次に、ステップS210にてトナー排出制御部50dは、追加で空検知した他のトナーカートリッジ19に対応した現像ロール46aの累積回転数を、不揮発性メモリ等の記憶手段から取得する。もし、現像ロール46aの累積回転数が、150000回転であったとすると、図9に示す図表を参照して、当該現像器46に許容される経時補正TC=+0.5%の値を得る。本実施例では、ステップS208にて取得した最大許容TC=10.0%に、ステップS210にて取得した経時補正TC=+0.5%を加算して、最大許容TC=10.5%を得ることができる。
次に、ステップS212にて、トナー排出制御部50dは、最大許容TC=10.5%から、最新のトナー濃度=5.5%を減算することで、上昇可能TCのU=5.0%を得る。そして、ステップS218にて、上昇可能TC[U(%)]を、トナーカートリッジの寿命を定義するディスペンスカウントの閾値(%)に換算することで、規定値N(%)を確定することができる。更に、トナー排出制御部50dは、規定値N(%)を、トナー排出手段46eのモータ駆動時間に換算する。この換算したモータ駆動時間を用いて、トナー排出手段46eを駆動する。

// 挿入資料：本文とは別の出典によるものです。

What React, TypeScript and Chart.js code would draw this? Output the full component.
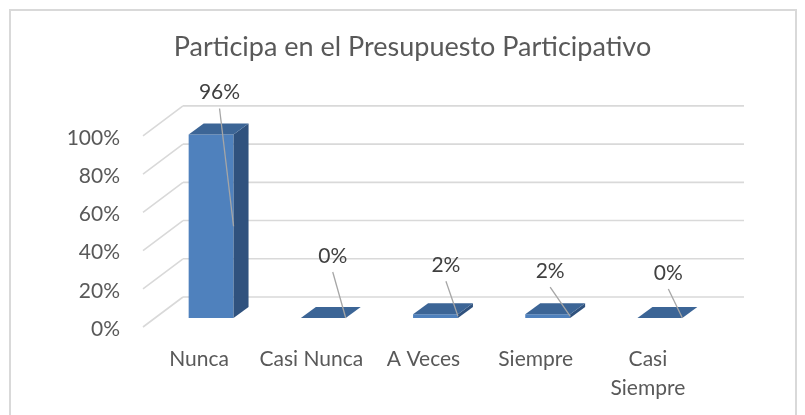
import React, { useEffect, useRef } from "react";
import { Chart, registerables } from "chart.js";

Chart.register(...registerables);

const TITLE = "Participa en el Presupuesto Participativo";
const categories: (string | string[])[] = ["Nunca", "Casi Nunca", "A Veces", "Siempre", ["Casi", "Siempre"]];
const values = [0.96, 0, 0.02, 0.02, 0];
const valueLabels = ["96%", "0%", "2%", "2%", "0%"];
// manual nudges of the data labels (relative to bar's front-right top corner)
const labelNudgeX = [-14, -13, -12, -20, -14];
const labelNudgeY = [-42, -62, -49, -43, -45];

const FONT = "Lato";
const FRONT = "#4f81bd";
const TOP = "#3c6596";
const SIDE = "#30527e";
const GRID = "#d9d9d9";

// 3D geometry offsets
const FLOOR_DX = 12, FLOOR_DY = 9;
const WALL_DX = 28, WALL_DY = 21;
const BAR_DX = 15, BAR_DY = 11;

const depthPlugin = {
  id: "depth3d",
  beforeDraw(chart: any) {
    const ctx = chart.ctx;
    ctx.save();
    ctx.strokeStyle = GRID;
    ctx.lineWidth = 2;
    ctx.strokeRect(10, 10, 786, 600);
    ctx.restore();
  },
  beforeDatasetsDraw(chart: any) {
    const { ctx, chartArea, scales } = chart;
    const y = scales.y;
    ctx.save();
    ctx.strokeStyle = GRID;
    ctx.lineWidth = 1.6;
    for (const t of y.ticks) {
      const py = y.getPixelForValue(t.value);
      ctx.beginPath();
      ctx.moveTo(chartArea.left + WALL_DX, py - WALL_DY);
      ctx.lineTo(chartArea.right + WALL_DX, py - WALL_DY);
      ctx.moveTo(chartArea.left - FLOOR_DX, py + FLOOR_DY);
      ctx.lineTo(chartArea.left + WALL_DX, py - WALL_DY);
      ctx.stroke();
    }
    ctx.restore();
  },
  afterDatasetsDraw(chart: any) {
    const ctx = chart.ctx;
    const meta = chart.getDatasetMeta(0);
    ctx.save();
    meta.data.forEach((el: any) => {
      const { x, y, base, width } = el.getProps(["x", "y", "base", "width"], true);
      const l = x - width / 2;
      const r = x + width / 2;
      ctx.fillStyle = SIDE;
      ctx.beginPath();
      ctx.moveTo(r, y);
      ctx.lineTo(r + BAR_DX, y - BAR_DY);
      ctx.lineTo(r + BAR_DX, base - BAR_DY);
      ctx.lineTo(r, base);
      ctx.closePath();
      ctx.fill();
      ctx.fillStyle = TOP;
      ctx.beginPath();
      ctx.moveTo(l, y);
      ctx.lineTo(r, y);
      ctx.lineTo(r + BAR_DX, y - BAR_DY);
      ctx.lineTo(l + BAR_DX, y - BAR_DY);
      ctx.closePath();
      ctx.fill();
    });
    meta.data.forEach((el: any, i: number) => {
      const { x, y, base, width } = el.getProps(["x", "y", "base", "width"], true);
      const r = x + width / 2;
      const cx = r + labelNudgeX[i];
      const cy = y + labelNudgeY[i];
      ctx.strokeStyle = "#a6a6a6";
      ctx.lineWidth = 1.3;
      ctx.beginPath();
      ctx.moveTo(cx, cy + 16);
      ctx.lineTo(r, (y + base) / 2);
      ctx.stroke();
      ctx.fillStyle = "#404040";
      ctx.font = `21px ${FONT}`;
      ctx.textAlign = "center";
      ctx.textBaseline = "middle";
      ctx.fillText(valueLabels[i], cx, cy);
    });
    ctx.restore();
  },
};

export default function App() {
  const ref = useRef<HTMLCanvasElement | null>(null);
  useEffect(() => {
    if (!ref.current) return;
    const chart = new Chart(ref.current, {
      type: "bar",
      data: {
        labels: categories,
        datasets: [
          {
            data: values,
            backgroundColor: FRONT,
            barPercentage: 0.4,
            categoryPercentage: 1,
          },
        ],
      },
      options: {
        responsive: false,
        animation: false,
        devicePixelRatio: 1,
        layout: { padding: { top: 0, left: 20, right: 0, bottom: 0 } },
        plugins: {
          legend: { display: false },
          tooltip: { enabled: false },
          title: {
            display: true,
            text: TITLE,
            color: "#595959",
            font: { family: FONT, size: 27, weight: "normal" },
            padding: { top: 31, bottom: 63.5 },
          },
        },
        scales: {
          x: {
            grid: { display: false, drawTicks: false },
            border: { display: false },
            ticks: {
              color: "#595959",
              font: { family: FONT, size: 21, lineHeight: "29px" },
              padding: 26.5,
              labelOffset: -12,
              maxRotation: 0,
              autoSkip: false,
            },
            afterFit: (s: any) => {
              s.height = 97;
            },
          },
          y: {
            min: 0,
            max: 1,
            grid: { display: false, drawTicks: false },
            border: { display: false },
            ticks: {
              stepSize: 0.2,
              color: "#595959",
              font: { family: FONT, size: 21 },
              padding: 35,
              labelOffset: 11,
              callback: (v: any) => Math.round(Number(v) * 100) + "%",
            },
            afterFit: (s: any) => {
              s.width = 135;
            },
          },
          yRight: {
            position: "right",
            display: true,
            grid: { display: false, drawTicks: false },
            border: { display: false },
            ticks: { display: false },
            afterFit: (s: any) => {
              s.width = 89;
            },
          },
        },
      },
      plugins: [depthPlugin],
    });
    return () => chart.destroy();
  }, []);
  return (
    <div style={{ position: "absolute", left: 0, top: 0, width: 805, height: 415, overflow: "hidden", background: "#fff" }}>
      <canvas ref={ref} width={805} height={415} style={{ display: "block" }} />
    </div>
  );
}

このようにして、追加で空検知した他のトナーカートリッジ19からトナーTを現像器46に排出することができる。
本発明の実施形態によれば、累積ピクセルカウント値が公称印字可能頁数を超過しているトナーカートリッジについても追加で交換要請を同時に行うことで、利用者の利便性を向上させることができる。また、ピクセルカウント値を用いることによって、トナーの容量センサ等をトナーカートリッジ毎に配置する必要が無くなる。したがって、簡単な構成によりトナーカートリッジの交換作業回数を減らすことができる。特に、小型のプリンタの場合、印字可能公称トナー量が小さい(例えば1,000枚)ため、小型プリンタを利用して大量にプリントするユーザーにはトナーカートリッジの交換作業回数を減らすことができる。
また、追加で空検知されたトナーカートリッジを現像装置へ排出することにより残っていたトナーを有効利用できる。 また、現像器に許容されるトナーの許容濃度まで、追加で空検知されたトナーカートリッジのトナーを現像器へ排出することで、残っていたトナーを有効利用できる。また、最大許容トナー濃度の環境補正や経時補正を行うことによって、追加で空と検知されたトナーカートリッジ内のトナーを現像器に排出することで、残っていたトナーを有効に利用することができる。